WORK REQUIRED -> No pictures go into the copy. Write out exactly the lines below from the one containing "Recreate this image" through the one containing "var totals = [4062, 4203, 4463, 4475, 4509];".

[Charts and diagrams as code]
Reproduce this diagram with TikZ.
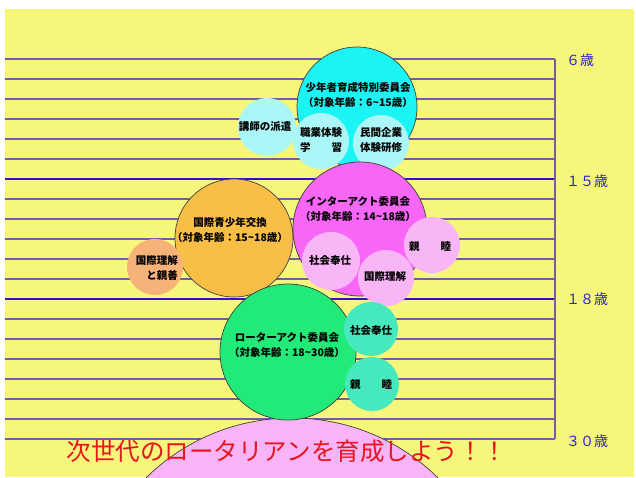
\documentclass[tikz,border=0pt]{standalone}
\usepackage{fontspec}
\setmainfont{Noto Sans CJK JP}
\definecolor{bgyellow}{HTML}{F6F67C}
\definecolor{gridc}{HTML}{72609E}
\definecolor{thickc}{HTML}{3412C8}
\definecolor{labblue}{HTML}{2A22C8}
\definecolor{cyanbig}{HTML}{1CF4F4}
\definecolor{lcyan}{HTML}{ABF7F7}
\definecolor{orangec}{HTML}{F9BE46}
\definecolor{salmonc}{HTML}{F7B278}
\definecolor{magentac}{HTML}{F866F8}
\definecolor{lpink}{HTML}{F8B6F6}
\definecolor{greenc}{HTML}{22EA78}
\definecolor{aquac}{HTML}{46E8BE}
\definecolor{bigpink}{HTML}{F8B4F6}
\definecolor{redtext}{HTML}{E8141E}
\begin{document}
\begin{tikzpicture}[x=1pt,y=-1pt,
  gridline/.style={draw=gridc,line width=1.2pt},
  thickline/.style={draw=thickc,line width=2.6pt},
  outl/.style={draw=black!75,line width=0.7pt},
  lab/.style={font=\fontsize{10.5}{14.5}\selectfont\bfseries,align=center,inner sep=0pt,text=black},
  agelab/.style={font=\fontsize{14}{14}\selectfont,text=labblue,anchor=west,inner sep=0pt}]
\useasboundingbox (0,0) rectangle (636,477);
\fill[white] (0,0) rectangle (636,477);
\fill[bgyellow] (5,9) rectangle (634,477);
% grid
\foreach \k in {0,...,19} { \draw[gridline] (5,{59+20*\k}) -- (555,{59+20*\k}); }
\draw[thickline] (5,179) -- (555,179);
\draw[thickline] (5,299) -- (555,299);
\draw[gridline] (555,59) -- (555,439);
% age labels
\node[agelab] (a6) at (566,60) {６歳};
\node[agelab] (a15) at (566,181) {１５歳};
\node[agelab] (a18) at (566,299) {１８歳};
\node[agelab] (a30) at (566,441) {３０歳};
% bottom big circle
\filldraw[fill=bigpink,outl] (292,626) circle (208pt);
% youth committee
\filldraw[fill=cyanbig,outl] (357,107) circle (60pt);
\fill[lcyan] (267,127) circle (29pt);
\fill[lcyan] (321,141) circle (28pt);
\fill[lcyan] (381,143) circle (28pt);
% exchange
\filldraw[fill=orangec,outl] (234,238) circle (59pt);
\fill[salmonc] (155,267) circle (28pt);
% interact
\filldraw[fill=magentac,outl] (360,229) circle (67pt);
\fill[lpink] (331,261) circle (29pt);
\fill[lpink] (432,245) circle (28pt);
\fill[lpink] (386,278) circle (28pt);
% rotaract
\filldraw[fill=greenc,outl] (288,352) circle (68pt);
\fill[aquac] (371,329) circle (27pt);
\fill[aquac] (372,384) circle (27pt);
% texts
\node[lab] (t1) at (358,95) {少年者育成特別委員会\\（対象年齢：6\textasciitilde15歳）};
\node[lab] (t2) at (265,127) {講師の派遣};
\node[lab] (t3) at (321,140) {職業体験\\学　　習};
\node[lab] (t4) at (381,140) {民間企業\\体験研修};
\node[lab] (t5) at (230,230) {国際青少年交換\\（対象年齢：15\textasciitilde18歳）};
\node[lab,align=right,anchor=east] (t6) at (178,268) {国際理解\\と親善};
\node[lab] (t7) at (358,209) {インターアクト委員会\\（対象年齢：14\textasciitilde18歳）};
\node[lab] (t8) at (330,261) {社会奉仕};
\node[lab] (t9) at (430,247) {親　　睦};
\node[lab] (t10) at (385,277) {国際理解};
\node[lab] (t11) at (287,345) {ローターアクト委員会\\（対象年齢：18\textasciitilde30歳）};
\node[lab] (t12) at (371,331) {社会奉仕};
\node[lab] (t13) at (371,385) {親　　睦};
\node[font=\fontsize{24.5}{24.5}\selectfont,text=redtext,inner sep=0pt] (slogan) at (287,451) {次世代のロータリアンを育成しよう！！};
\end{tikzpicture}
\end{document}
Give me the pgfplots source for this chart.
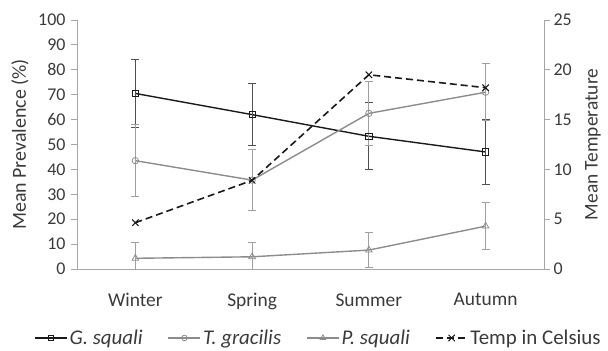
\documentclass[border=0pt]{standalone}
\usepackage{fontspec}
\setmainfont{Carlito}
\usepackage{pgfplots}
\pgfplotsset{compat=1.18}
\definecolor{axgray}{HTML}{A6A6A6}
\definecolor{txt}{HTML}{3A3A3A}
\definecolor{lgray}{HTML}{8C8C8C}
\definecolor{ebgray}{HTML}{A0A0A0}
\definecolor{dgray}{HTML}{505050}
\pgfplotsset{
  common/.style={
    scale only axis, width=467bp, height=249bp,
    at={(0,0)}, anchor=south west,
    xmin=0, xmax=4,
    /pgf/number format/assume math mode=true,
    axis line style={axgray, line width=0.9pt},
    tick style={axgray, line width=0.9pt},
    tick label style={font=\fontsize{18}{20}\selectfont, text=txt},
    tick align=outside,
    major tick length=6bp,
    legend image code/.code={\draw[mark repeat=2,mark phase=2] plot coordinates {(0bp,0bp) (16bp,0bp) (32bp,0bp)};},
  }
}
\begin{document}
\begin{tikzpicture}
\useasboundingbox (-77bp,-82bp) rectangle (531bp,269bp);
\begin{axis}[common,
  axis x line*=bottom, axis y line*=left,
  ymin=0, ymax=100, ytick={0,10,...,100},
  yticklabel style={xshift=-2bp},
  xtick={0.5,1.5,2.5,3.5},
  xticklabels={Winter,Spring,Summer,Autumn},
  xticklabel style={yshift=-15bp, font=\fontsize{19.5}{21}\selectfont},
  extra x ticks={0,1,2,3,4}, extra x tick labels={},
  extra x tick style={major tick length=6bp},
  ylabel={Mean Prevalence (\%)},
  every axis y label/.style={at={(axis description cs:-0.122,0.5)}, rotate=90, anchor=center, font=\fontsize{20}{22}\selectfont, text=txt},
]
\pgfplotsset{xtick style={draw=none}}
\addplot[line width=1.4pt, color=black!90, mark=square, mark size=3.2bp,
  mark options={solid, fill=white, line width=0.8pt},
  error bars/.cd, y dir=both, y explicit,
  error bar style={dgray, line width=1pt}, error mark options={rotate=90, mark size=4bp, dgray, line width=1pt}]
  coordinates {(0.5,70.5) +- (0,13.5) (1.5,62) +- (0,12.3) (2.5,53.3) +- (0,13.4) (3.5,47) +- (0,13)};
\addplot[line width=1.4pt, color=lgray, mark=o, mark size=3.2bp,
  mark options={solid, fill=white, line width=0.8pt},
  error bars/.cd, y dir=both, y explicit,
  error bar style={ebgray, line width=1pt}, error mark options={rotate=90, mark size=4bp, ebgray, line width=1pt}]
  coordinates {(0.5,43.5) +- (0,14.5) (1.5,35.7) +- (0,12.2) (2.5,62.5) +- (0,13) (3.5,71) +- (0,11.5)};
\addplot[line width=1.4pt, color=lgray, mark=triangle, mark size=3.8bp,
  mark options={solid, fill=white, line width=0.8pt},
  error bars/.cd, y dir=both, y explicit,
  error bar style={ebgray, line width=1pt}, error mark options={rotate=90, mark size=4bp, ebgray, line width=1pt}]
  coordinates {(0.5,4.3) +- (0,6.5) (1.5,4.9) +- (0,5.8) (2.5,7.6) +- (0,7) (3.5,17.2) +- (0,9.5)};
\end{axis}
\begin{axis}[common,
  axis x line=none, axis y line*=right,
  ymin=0, ymax=25, ytick={0,5,...,25},
  ylabel={Mean Temperature},
  every axis y label/.style={at={(axis description cs:1.105,0.5)}, rotate=90, anchor=center, font=\fontsize{19.5}{21}\selectfont, text=txt},
  legend columns=4,
  legend style={at={(axis description cs:0.517,-0.277)}, anchor=center, draw=none, fill=none,
    font=\fontsize{21}{23}\selectfont, text=txt, inner sep=0pt,
    /tikz/every even column/.append style={column sep=23bp}},
  legend cell align=left,
]
\addlegendimage{line width=1.4pt, color=black!90, mark=square, mark size=2.8bp, mark options={solid, fill=white, line width=0.8pt}}
\addlegendentry{\textit{G. squali}}
\addlegendimage{line width=1.4pt, color=lgray, mark=o, mark size=2.8bp, mark options={solid, fill=white, line width=0.8pt}}
\addlegendentry{\textit{T. gracilis}}
\addlegendimage{line width=1.4pt, color=lgray, mark=triangle, mark size=3.2bp, mark options={solid, fill=white, line width=0.8pt}}
\addlegendentry{\textit{P. squali}}
\addplot[line width=1.6pt, color=black!90, dash pattern=on 7bp off 4bp, mark=x, mark size=4.5bp,
  mark options={solid, line width=1pt}]
  coordinates {(0.5,4.65) (1.5,8.9) (2.5,19.5) (3.5,18.2)};
\addlegendentry{Temp in Celsius}
\end{axis}
\end{tikzpicture}
\end{document}
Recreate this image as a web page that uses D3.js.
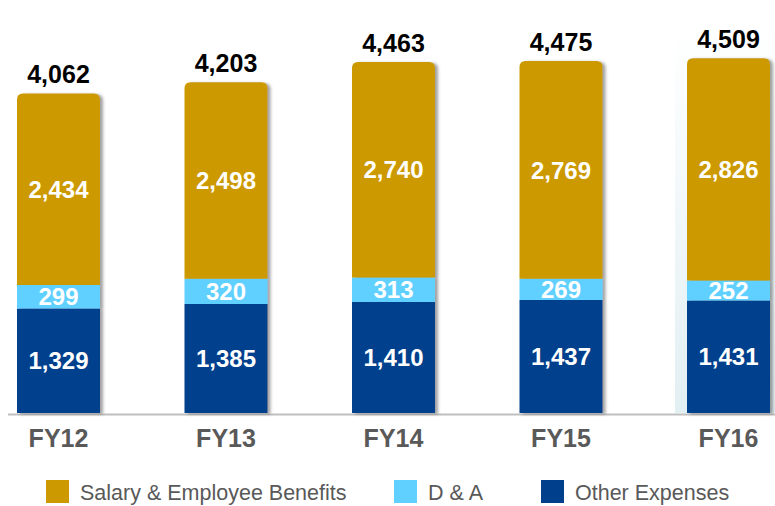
<!DOCTYPE html>
<html>
<head>
<meta charset="utf-8">
<script src="https://cdn.jsdelivr.net/npm/d3@7"></script>
<style>
  body { margin: 0; background: #fff; }
  text { font-family: Arial, "Liberation Sans", sans-serif; }
</style>
</head>
<body>
<div id="chart"></div>
<script>
var years = ["FY12", "FY13", "FY14", "FY15", "FY16"];
var otherExpenses = [1329, 1385, 1410, 1437, 1431];
var depAmort = [299, 320, 313, 269, 252];
var salary = [2434, 2498, 2740, 2769, 2826];
var totals = [4062, 4203, 4463, 4475, 4509];

var seriesNames = ["Other Expenses", "D & A", "Salary & Employee Benefits"];
var seriesColors = ["#003f8c", "#5fd0ff", "#cc9900"];
var legendOrder = [2, 1, 0];

var width = 775, height = 506;
var baseline = 413;

var svg = d3.select("#chart")
  .append("svg")
  .attr("width", width)
  .attr("height", height);

var defs = svg.append("defs");
var shadow = defs.append("filter")
  .attr("id", "shadow")
  .attr("x", "-10%").attr("y", "-10%")
  .attr("width", "130%").attr("height", "120%");
shadow.append("feDropShadow")
  .attr("dx", 3).attr("dy", 1)
  .attr("stdDeviation", 1.5)
  .attr("flood-color", "#555")
  .attr("flood-opacity", 0.55);

var grad = defs.append("linearGradient")
  .attr("id", "hl")
  .attr("x1", 0).attr("y1", 0).attr("x2", 0).attr("y2", 1);
grad.append("stop").attr("offset", "0%").attr("stop-color", "#ffffff");
grad.append("stop").attr("offset", "100%").attr("stop-color", "#e2eff3");

var data = years.map(function (y, i) {
  return { year: y, "Other Expenses": otherExpenses[i], "D & A": depAmort[i],
    "Salary & Employee Benefits": salary[i], total: totals[i] };
});

var x = d3.scalePoint()
  .domain(years)
  .range([58.5, 728.5]);
var barW = 83;

var y = d3.scaleLinear()
  .domain([0, 5250])
  .range([baseline, 0]);

var stacked = d3.stack().keys(seriesNames)(data);

// highlight panel behind last year
svg.append("rect")
  .attr("x", x("FY16") - barW / 2 - 12)
  .attr("y", 28)
  .attr("width", width - (x("FY16") - barW / 2 - 12))
  .attr("height", baseline - 28)
  .attr("fill", "url(#hl)");

// axis line
svg.append("line")
  .attr("x1", 8).attr("x2", width)
  .attr("y1", baseline + 1.5).attr("y2", baseline + 1.5)
  .attr("stroke", "#bfbfbf")
  .attr("stroke-width", 2);

function roundTop(x0, y0, w, h, r) {
  return "M" + x0 + "," + (y0 + h) +
    "V" + (y0 + r) +
    "Q" + x0 + "," + y0 + " " + (x0 + r) + "," + y0 +
    "H" + (x0 + w - r) +
    "Q" + (x0 + w) + "," + y0 + " " + (x0 + w) + "," + (y0 + r) +
    "V" + (y0 + h) + "Z";
}

var bars = svg.append("g").attr("filter", "url(#shadow)");

stacked.forEach(function (layer, li) {
  bars.selectAll(null)
    .data(layer)
    .enter().append("path")
    .attr("fill", seriesColors[li])
    .attr("d", function (d) {
      var x0 = x(d.data.year) - barW / 2;
      var top = y(d[1]), h = y(d[0]) - y(d[1]);
      if (li === stacked.length - 1) return roundTop(x0, top, barW, h, 6);
      return "M" + x0 + "," + top + "h" + barW + "v" + h + "h" + (-barW) + "Z";
    });
});

// segment labels
stacked.forEach(function (layer) {
  svg.selectAll(null)
    .data(layer)
    .enter().append("text")
    .attr("x", function (d) { return x(d.data.year); })
    .attr("y", function (d) { return (y(d[0]) + y(d[1])) / 2; })
    .attr("dy", "0.36em")
    .attr("text-anchor", "middle")
    .attr("fill", "#fff")
    .attr("font-weight", "bold")
    .attr("font-size", 24)
    .text(function (d) { return d3.format(",")(d[1] - d[0]); });
});

// totals
svg.selectAll(".total")
  .data(data)
  .enter().append("text")
  .attr("class", "total")
  .attr("x", function (d) { return x(d.year); })
  .attr("y", function (d) { return y(d.total) - 10; })
  .attr("text-anchor", "middle")
  .attr("fill", "#000")
  .attr("font-weight", "bold")
  .attr("font-size", 25)
  .text(function (d) { return d3.format(",")(d.total); });

// category labels
svg.selectAll(".cat")
  .data(years)
  .enter().append("text")
  .attr("class", "cat")
  .attr("x", function (d) { return x(d); })
  .attr("y", 447)
  .attr("text-anchor", "middle")
  .attr("fill", "#595959")
  .attr("font-weight", "bold")
  .attr("font-size", 25)
  .text(function (d) { return d; });

// legend
var legendX = [46, 394, 541];
var legend = svg.selectAll(".leg")
  .data(legendOrder)
  .enter().append("g")
  .attr("class", "leg")
  .attr("transform", function (d, i) { return "translate(" + legendX[i] + ",480)"; });
legend.append("rect")
  .attr("width", 23).attr("height", 23)
  .attr("fill", function (d) { return seriesColors[d]; });
legend.append("text")
  .attr("x", 34).attr("y", 20)
  .attr("fill", "#595959")
  .attr("font-size", 21.5)
  .text(function (d) { return seriesNames[d]; });
</script>
</body>
</html>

REPLY ->
Recreate this image as a web page that uses D3.js.
<!DOCTYPE html>
<html>
<head>
<meta charset="utf-8">
<script src="https://cdn.jsdelivr.net/npm/d3@7"></script>
<style>
  body { margin: 0; background: #fff; }
  text { font-family: Arial, "Liberation Sans", sans-serif; }
</style>
</head>
<body>
<div id="chart"></div>
<script>
var years = ["FY12", "FY13", "FY14", "FY15", "FY16"];
var otherExpenses = [1329, 1385, 1410, 1437, 1431];
var depAmort = [299, 320, 313, 269, 252];
var salary = [2434, 2498, 2740, 2769, 2826];
var totals = [4062, 4203, 4463, 4475, 4509];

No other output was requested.